>> BEGIN DATA EXCERPT

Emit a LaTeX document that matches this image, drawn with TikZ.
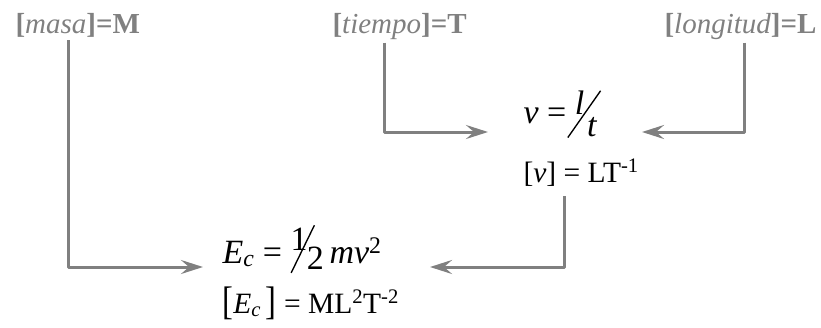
\documentclass[tikz,border=0pt]{standalone}
\usepackage{fontspec}
\setmainfont{Liberation Serif}
\usetikzlibrary{arrows.meta}
\definecolor{gris}{RGB}{128,128,128}
% barra inclinada de las fracciones: angulo, largo, descenso
\newcommand{\barra}[3]{\raisebox{-#3}{\rotatebox{#1}{\rule{#2}{0.04em}}}}
\begin{document}
\begin{tikzpicture}[x=1pt, y=-1pt, line join=round, >={Stealth[length=22pt, width=14pt, inset=8pt]}]
	\tikzset{
		magnitud/.style={anchor=base west, text=gris, font=\fontsize{29}{32}\selectfont\bfseries},
		formula/.style={anchor=base west, font=\fontsize{34}{38}\selectfont},
		dimension/.style={anchor=base west, font=\fontsize{29.5}{32}\selectfont},
		flecha/.style={->, draw=gris, line width=3pt}
	}
	\useasboundingbox (0,0) rectangle (821,327);
	% magnitudes
	\node[magnitud] (masa) at (12,33) {[\textit{\mdseries masa}]=M};
	\node[magnitud] (tiempo) at (329,33) {[\textit{\mdseries tiempo}]=T};
	\node[magnitud] (longitud) at (661,33) {[\textit{\mdseries longitud}]=L};
	% ecuaciones
	\node[formula] (vel) at (520,123) {\textit{v} = \raisebox{0.24em}{\textit{l}}\kern-0.5em\barra{55}{1.68em}{0.44em}\kern-0.41em\raisebox{-0.4em}{\textit{t}}};
	\node[dimension] (veldim) at (520,182) {[\textit{v}] = LT\textsuperscript{-1}};
	\node[formula] (ener) at (219,263) {\textit{E}\textsubscript{\textit{c}} = \raisebox{0.38em}{1}\kern-0.5em\barra{64}{1.56em}{0.3em}\kern-0.24em\raisebox{-0.2em}{2}\,\textit{mv}\textsuperscript{2}};
	\node[dimension] (enerdim) at (219,313) {\raisebox{-0.06em}{\scalebox{1.1}[1.35]{[}}\textit{E}\textsubscript{\textit{c}}\,\raisebox{-0.06em}{\scalebox{1.1}[1.35]{]}} = ML\textsuperscript{2}T\textsuperscript{-2}};
	% puntas
	\coordinate (p1) at (203,267);
	\coordinate (p2) at (430,267);
	\coordinate (p3) at (488,132);
	\coordinate (p4) at (642,132);
	% flechas
	\draw[flecha] (masa.south -| 68,0) |- (p1);
	\draw[flecha] (tiempo.south -| 384,0) |- (p3);
	\draw[flecha] (longitud.south -| 744,0) |- (p4);
	\draw[flecha, shorten <=7pt] (veldim.south -| 564,0) |- (p2);
\end{tikzpicture}
\end{document}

>> END DATA EXCERPT

* [PROBLEM STATEMENT]: Pictures are excluded; output everything else in the data verbatim.

* [COMPLETED EXERCISE]:
Emit a LaTeX document that matches this image, drawn with TikZ.
\documentclass[tikz,border=0pt]{standalone}
\usepackage{fontspec}
\setmainfont{Liberation Serif}
\usetikzlibrary{arrows.meta}
\definecolor{gris}{RGB}{128,128,128}
% barra inclinada de las fracciones: angulo, largo, descenso
\newcommand{\barra}[3]{\raisebox{-#3}{\rotatebox{#1}{\rule{#2}{0.04em}}}}
\begin{document}
\begin{tikzpicture}[x=1pt, y=-1pt, line join=round, >={Stealth[length=22pt, width=14pt, inset=8pt]}]
	\tikzset{
		magnitud/.style={anchor=base west, text=gris, font=\fontsize{29}{32}\selectfont\bfseries},
		formula/.style={anchor=base west, font=\fontsize{34}{38}\selectfont},
		dimension/.style={anchor=base west, font=\fontsize{29.5}{32}\selectfont},
		flecha/.style={->, draw=gris, line width=3pt}
	}
	\useasboundingbox (0,0) rectangle (821,327);
	% magnitudes
	\node[magnitud] (masa) at (12,33) {[\textit{\mdseries masa}]=M};
	\node[magnitud] (tiempo) at (329,33) {[\textit{\mdseries tiempo}]=T};
	\node[magnitud] (longitud) at (661,33) {[\textit{\mdseries longitud}]=L};
	% ecuaciones
	\node[formula] (vel) at (520,123) {\textit{v} = \raisebox{0.24em}{\textit{l}}\kern-0.5em\barra{55}{1.68em}{0.44em}\kern-0.41em\raisebox{-0.4em}{\textit{t}}};
	\node[dimension] (veldim) at (520,182) {[\textit{v}] = LT\textsuperscript{-1}};
	\node[formula] (ener) at (219,263) {\textit{E}\textsubscript{\textit{c}} = \raisebox{0.38em}{1}\kern-0.5em\barra{64}{1.56em}{0.3em}\kern-0.24em\raisebox{-0.2em}{2}\,\textit{mv}\textsuperscript{2}};
	\node[dimension] (enerdim) at (219,313) {\raisebox{-0.06em}{\scalebox{1.1}[1.35]{[}}\textit{E}\textsubscript{\textit{c}}\,\raisebox{-0.06em}{\scalebox{1.1}[1.35]{]}} = ML\textsuperscript{2}T\textsuperscript{-2}};
	% puntas
	\coordinate (p1) at (203,267);
	\coordinate (p2) at (430,267);
	\coordinate (p3) at (488,132);
	\coordinate (p4) at (642,132);
	% flechas
	\draw[flecha] (masa.south -| 68,0) |- (p1);
	\draw[flecha] (tiempo.south -| 384,0) |- (p3);
	\draw[flecha] (longitud.south -| 744,0) |- (p4);
	\draw[flecha, shorten <=7pt] (veldim.south -| 564,0) |- (p2);
\end{tikzpicture}
\end{document}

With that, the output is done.